Бердяев не забывает подчеркнуть тот факт, что словесные и образные символы могут указывать на стоящее за ними мистическое переживание, однако они не способны пробудить его, конкретное и уникальное, если самому человеку не дано быть причастным к этим символам и он не умеет истолковать язык символизма. Сам Бердяев изрядно понаторел в истолковании смысла исторических событий. Таков путь всей его философии религии и истории. Однако своим собственным, личным и вместе с тем убедительным для других символическим языком он не располагал. Лишь изредка замечаешь, что он близко подходит к такому языку.
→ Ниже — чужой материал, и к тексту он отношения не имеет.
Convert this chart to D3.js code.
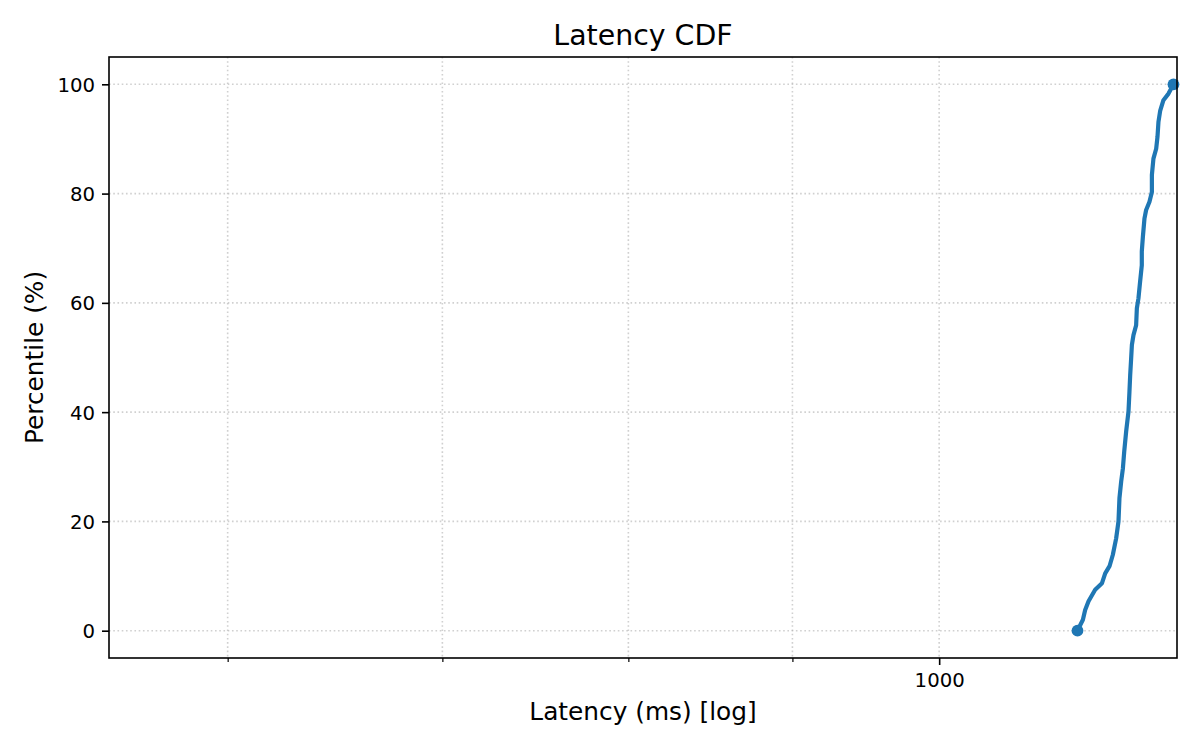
<!DOCTYPE html>
<html>
<head>
	<title>Latency CDF</title>
	<meta charset="utf-8">
	<script src="https://cdnjs.cloudflare.com/ajax/libs/d3/7.8.5/d3.min.js"></script>
	<style>
		body { margin: 0; background: #fff; }
		text { font-family: "DejaVu Sans", sans-serif; fill: #000; }
	</style>
</head>
<body>
	<script type="text/javascript">

		// data (sorted latencies and their percentile)
		let latencyMs = [1104.4, 1108.7, 1110.5, 1113.2, 1118.5, 1124.0, 1126.6, 1130.1, 1132.8, 1135.5,
			1137.4, 1138.2, 1139.6, 1141.0, 1142.1, 1143.7, 1145.6, 1146.4, 1147.0, 1147.8,
			1148.4, 1149.7, 1151.9, 1152.5, 1153.8, 1155.2, 1156.6, 1156.6, 1157.5, 1158.8,
			1160.2, 1163.0, 1165.0, 1165.0, 1166.3, 1168.6, 1169.7, 1170.5, 1172.0, 1174.7,
			1179.0, 1183.2];
		let percentile = [0, 2.0, 3.8, 5.4, 7.5, 8.7, 10.5, 11.8, 13.9, 16.9,
			20.0, 24.3, 27.3, 29.7, 32.8, 36.5, 40.1, 43.8, 46.8, 49.9,
			52.3, 54.1, 55.9, 59.0, 60.8, 63.9, 66.9, 69.4, 72.1, 75.4,
			77.0, 78.5, 80.3, 83.4, 86.4, 88.2, 90.4, 93.1, 95.2, 97.1,
			98.3, 100];

		let xMajorTicks = [1000];
		let xMinorTicks = [600, 700, 800, 900];
		let yTicks = [0, 20, 40, 60, 80, 100];
		let xDomain = [551, 1186.2];
		let yDomain = [-5, 105];

		let width = 1200, height = 750;
		let margin = {top: 57, right: 23, bottom: 92, left: 109};
		let innerW = width - margin.left - margin.right;
		let innerH = height - margin.top - margin.bottom;

		let svg = d3.select('body').append('svg')
			.attr('width', width)
			.attr('height', height);

		svg.append('rect')
			.attr('width', width)
			.attr('height', height)
			.attr('fill', '#fff');

		let x = d3.scaleLog().domain(xDomain).range([0, innerW]);
		let y = d3.scaleLinear().domain(yDomain).range([innerH, 0]);

		let g = svg.append('g')
			.attr('transform', 'translate(' + margin.left + ',' + margin.top + ')');

		//grid, dotted, on major and minor x ticks
		let gridStyle = function(sel) {
			sel.attr('stroke', '#b0b0b0')
				.attr('stroke-opacity', 0.6)
				.attr('stroke-width', 1.6)
				.attr('stroke-dasharray', '1.6,2.64');
		};

		g.selectAll('.vgrid').data(xMajorTicks.concat(xMinorTicks))
			.enter().append('line')
			.attr('class', 'vgrid')
			.attr('x1', d => x(d)).attr('x2', d => x(d))
			.attr('y1', 0).attr('y2', innerH)
			.call(gridStyle);

		g.selectAll('.hgrid').data(yTicks)
			.enter().append('line')
			.attr('class', 'hgrid')
			.attr('x1', 0).attr('x2', innerW)
			.attr('y1', d => y(d)).attr('y2', d => y(d))
			.call(gridStyle);

		//axes
		let xAxis = g.append('g')
			.attr('transform', 'translate(0,' + innerH + ')')
			.call(d3.axisBottom(x).tickValues(xMajorTicks).tickFormat(d3.format('d'))
				.tickSize(7).tickPadding(7));

		let xMinor = g.append('g')
			.attr('transform', 'translate(0,' + innerH + ')')
			.call(d3.axisBottom(x).tickValues(xMinorTicks).tickFormat('').tickSize(4));

		let yAxis = g.append('g')
			.call(d3.axisLeft(y).tickValues(yTicks).tickSize(7).tickPadding(7));

		[xAxis, xMinor, yAxis].forEach(function(a) {
			a.select('.domain').remove();
			a.selectAll('text')
				.style('font-family', '"DejaVu Sans", sans-serif')
				.style('font-size', '19.7px')
				.attr('fill', '#000');
		});
		xAxis.selectAll('line').attr('stroke', '#000').attr('stroke-width', 1.6);
		yAxis.selectAll('line').attr('stroke', '#000').attr('stroke-width', 1.6);
		xMinor.selectAll('line').attr('stroke', '#000').attr('stroke-width', 1.2);
		xAxis.selectAll('text').attr('dy', '0.76em');
		yAxis.selectAll('text').attr('dy', '0.36em');

		//cdf line
		let pts = latencyMs.map((v, i) => ({ms: v, p: percentile[i]}));

		let line = d3.line()
			.x(d => x(d.ms))
			.y(d => y(d.p));

		g.append('path')
			.datum(pts)
			.attr('d', line)
			.attr('fill', 'none')
			.attr('stroke', '#1f77b4')
			.attr('stroke-width', 4.2)
			.attr('stroke-linejoin', 'round');

		//markers at the ends
		g.selectAll('.endpt').data([pts[0], pts[pts.length - 1]])
			.enter().append('circle')
			.attr('class', 'endpt')
			.attr('cx', d => x(d.ms))
			.attr('cy', d => y(d.p))
			.attr('r', 5.9)
			.attr('fill', '#1f77b4');

		//frame
		g.append('rect')
			.attr('width', innerW)
			.attr('height', innerH)
			.attr('fill', 'none')
			.attr('stroke', '#000')
			.attr('stroke-width', 1.6);

		//texts
		svg.append('text')
			.attr('x', margin.left + innerW / 2)
			.attr('y', 45)
			.attr('text-anchor', 'middle')
			.style('font-size', '28.4px')
			.text('Latency CDF');

		svg.append('text')
			.attr('x', margin.left + innerW / 2)
			.attr('y', 720)
			.attr('text-anchor', 'middle')
			.style('font-size', '24.8px')
			.text('Latency (ms) [log]');

		svg.append('text')
			.attr('transform', 'translate(43,' + (margin.top + innerH / 2) + ') rotate(-90)')
			.attr('text-anchor', 'middle')
			.style('font-size', '24.8px')
			.text('Percentile (%)');

	</script>
</body>
</html>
В основном же он излагает читателям свои мысли с помощью цитат из великих мистиков, интерпретируя их на свой лад, и этому же служит его критика школярского богословия, которое всеми доступными средствами пытается подавить мистический гнозис. Среди наиболее утонченных средств такого подавления Бердяев называет и снисходительное отношение к некоторым безобидным формам мистики. Так, терпимо относятся в первую очередь к мистике чистого аскетизма, источником которой являются церковные правила и наставления, но отнюдь не принцип личного творчества. «Аскетика учит путям борьбы со страстями, преодоления природы ветхого Адама, учит тому, что исходит от человека. Мистика же говорит о созерцании Божества и соединении с Божественным, учит о том, что исходит от Бога».[57] Бердяев справедливо отмечает, что среди аскетов, признанных и глубоко почитаемых православной церковью, были великие мистики, например св. Максим Исповедник и св. Симеон Новый Богослов. Примечательное доказательство того, что церковь отрицает подлинную, свободную, личную мистику, Бердяев видит также в том факте, что «Добротолюбие» — сборник важнейших произведений святоотеческой литературы, которые в подавляющем большинстве являются аскетическими, а не мистическими.